[Start Data excerpt]
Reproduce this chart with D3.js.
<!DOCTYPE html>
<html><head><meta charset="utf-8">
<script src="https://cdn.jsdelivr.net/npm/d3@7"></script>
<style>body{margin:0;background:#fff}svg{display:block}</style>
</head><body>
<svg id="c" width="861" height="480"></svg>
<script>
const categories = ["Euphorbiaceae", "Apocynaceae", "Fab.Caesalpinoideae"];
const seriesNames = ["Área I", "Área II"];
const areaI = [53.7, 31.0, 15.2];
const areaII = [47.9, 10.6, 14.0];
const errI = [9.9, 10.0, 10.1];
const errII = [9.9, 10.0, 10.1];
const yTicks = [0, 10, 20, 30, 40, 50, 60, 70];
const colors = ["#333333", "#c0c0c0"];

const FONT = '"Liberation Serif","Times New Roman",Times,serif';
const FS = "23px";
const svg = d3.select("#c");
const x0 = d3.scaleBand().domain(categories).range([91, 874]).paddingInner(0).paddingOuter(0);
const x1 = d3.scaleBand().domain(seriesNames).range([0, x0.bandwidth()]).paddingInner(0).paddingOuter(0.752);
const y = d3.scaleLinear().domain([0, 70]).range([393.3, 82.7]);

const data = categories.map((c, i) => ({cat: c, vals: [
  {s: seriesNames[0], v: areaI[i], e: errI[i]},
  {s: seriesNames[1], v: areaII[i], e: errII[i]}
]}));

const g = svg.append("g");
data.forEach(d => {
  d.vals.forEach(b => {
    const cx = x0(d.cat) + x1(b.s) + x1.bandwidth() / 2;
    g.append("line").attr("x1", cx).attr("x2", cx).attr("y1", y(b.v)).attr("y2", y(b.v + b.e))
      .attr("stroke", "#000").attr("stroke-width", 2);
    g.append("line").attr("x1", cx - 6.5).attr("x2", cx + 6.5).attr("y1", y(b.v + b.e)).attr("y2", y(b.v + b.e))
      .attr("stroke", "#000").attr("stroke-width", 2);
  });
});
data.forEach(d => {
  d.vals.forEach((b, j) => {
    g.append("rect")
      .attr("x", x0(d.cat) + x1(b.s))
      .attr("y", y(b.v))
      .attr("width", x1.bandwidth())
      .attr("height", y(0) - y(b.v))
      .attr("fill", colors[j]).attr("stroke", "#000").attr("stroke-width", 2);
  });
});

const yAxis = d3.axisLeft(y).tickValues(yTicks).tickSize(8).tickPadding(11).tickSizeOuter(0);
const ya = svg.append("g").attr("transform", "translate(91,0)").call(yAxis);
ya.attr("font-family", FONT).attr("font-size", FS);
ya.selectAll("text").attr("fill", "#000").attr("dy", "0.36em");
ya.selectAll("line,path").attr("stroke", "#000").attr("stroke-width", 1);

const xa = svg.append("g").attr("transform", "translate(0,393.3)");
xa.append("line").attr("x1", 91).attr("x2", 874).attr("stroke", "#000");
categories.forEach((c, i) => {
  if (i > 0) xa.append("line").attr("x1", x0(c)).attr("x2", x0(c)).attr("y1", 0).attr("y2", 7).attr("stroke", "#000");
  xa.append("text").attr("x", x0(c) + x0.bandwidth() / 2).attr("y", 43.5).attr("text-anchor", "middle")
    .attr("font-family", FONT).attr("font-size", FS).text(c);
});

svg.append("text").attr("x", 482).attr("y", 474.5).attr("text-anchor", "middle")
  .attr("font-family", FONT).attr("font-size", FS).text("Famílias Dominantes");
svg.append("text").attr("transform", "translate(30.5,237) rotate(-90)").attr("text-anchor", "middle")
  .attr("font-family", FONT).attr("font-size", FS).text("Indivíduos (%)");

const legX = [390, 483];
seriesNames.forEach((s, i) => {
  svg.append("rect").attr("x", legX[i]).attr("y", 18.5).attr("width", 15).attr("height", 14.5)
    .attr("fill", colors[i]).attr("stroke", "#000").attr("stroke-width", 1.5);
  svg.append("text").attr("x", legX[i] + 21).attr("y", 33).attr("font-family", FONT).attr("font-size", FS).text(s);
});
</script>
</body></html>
[End Data excerpt]
* The task *
Restate the listing above word for word.

* Complete output *
Reproduce this chart with D3.js.
<!DOCTYPE html>
<html><head><meta charset="utf-8">
<script src="https://cdn.jsdelivr.net/npm/d3@7"></script>
<style>body{margin:0;background:#fff}svg{display:block}</style>
</head><body>
<svg id="c" width="861" height="480"></svg>
<script>
const categories = ["Euphorbiaceae", "Apocynaceae", "Fab.Caesalpinoideae"];
const seriesNames = ["Área I", "Área II"];
const areaI = [53.7, 31.0, 15.2];
const areaII = [47.9, 10.6, 14.0];
const errI = [9.9, 10.0, 10.1];
const errII = [9.9, 10.0, 10.1];
const yTicks = [0, 10, 20, 30, 40, 50, 60, 70];
const colors = ["#333333", "#c0c0c0"];

const FONT = '"Liberation Serif","Times New Roman",Times,serif';
const FS = "23px";
const svg = d3.select("#c");
const x0 = d3.scaleBand().domain(categories).range([91, 874]).paddingInner(0).paddingOuter(0);
const x1 = d3.scaleBand().domain(seriesNames).range([0, x0.bandwidth()]).paddingInner(0).paddingOuter(0.752);
const y = d3.scaleLinear().domain([0, 70]).range([393.3, 82.7]);

const data = categories.map((c, i) => ({cat: c, vals: [
  {s: seriesNames[0], v: areaI[i], e: errI[i]},
  {s: seriesNames[1], v: areaII[i], e: errII[i]}
]}));

const g = svg.append("g");
data.forEach(d => {
  d.vals.forEach(b => {
    const cx = x0(d.cat) + x1(b.s) + x1.bandwidth() / 2;
    g.append("line").attr("x1", cx).attr("x2", cx).attr("y1", y(b.v)).attr("y2", y(b.v + b.e))
      .attr("stroke", "#000").attr("stroke-width", 2);
    g.append("line").attr("x1", cx - 6.5).attr("x2", cx + 6.5).attr("y1", y(b.v + b.e)).attr("y2", y(b.v + b.e))
      .attr("stroke", "#000").attr("stroke-width", 2);
  });
});
data.forEach(d => {
  d.vals.forEach((b, j) => {
    g.append("rect")
      .attr("x", x0(d.cat) + x1(b.s))
      .attr("y", y(b.v))
      .attr("width", x1.bandwidth())
      .attr("height", y(0) - y(b.v))
      .attr("fill", colors[j]).attr("stroke", "#000").attr("stroke-width", 2);
  });
});

const yAxis = d3.axisLeft(y).tickValues(yTicks).tickSize(8).tickPadding(11).tickSizeOuter(0);
const ya = svg.append("g").attr("transform", "translate(91,0)").call(yAxis);
ya.attr("font-family", FONT).attr("font-size", FS);
ya.selectAll("text").attr("fill", "#000").attr("dy", "0.36em");
ya.selectAll("line,path").attr("stroke", "#000").attr("stroke-width", 1);

const xa = svg.append("g").attr("transform", "translate(0,393.3)");
xa.append("line").attr("x1", 91).attr("x2", 874).attr("stroke", "#000");
categories.forEach((c, i) => {
  if (i > 0) xa.append("line").attr("x1", x0(c)).attr("x2", x0(c)).attr("y1", 0).attr("y2", 7).attr("stroke", "#000");
  xa.append("text").attr("x", x0(c) + x0.bandwidth() / 2).attr("y", 43.5).attr("text-anchor", "middle")
    .attr("font-family", FONT).attr("font-size", FS).text(c);
});

svg.append("text").attr("x", 482).attr("y", 474.5).attr("text-anchor", "middle")
  .attr("font-family", FONT).attr("font-size", FS).text("Famílias Dominantes");
svg.append("text").attr("transform", "translate(30.5,237) rotate(-90)").attr("text-anchor", "middle")
  .attr("font-family", FONT).attr("font-size", FS).text("Indivíduos (%)");

const legX = [390, 483];
seriesNames.forEach((s, i) => {
  svg.append("rect").attr("x", legX[i]).attr("y", 18.5).attr("width", 15).attr("height", 14.5)
    .attr("fill", colors[i]).attr("stroke", "#000").attr("stroke-width", 1.5);
  svg.append("text").attr("x", legX[i] + 21).attr("y", 33).attr("font-family", FONT).attr("font-size", FS).text(s);
});
</script>
</body></html>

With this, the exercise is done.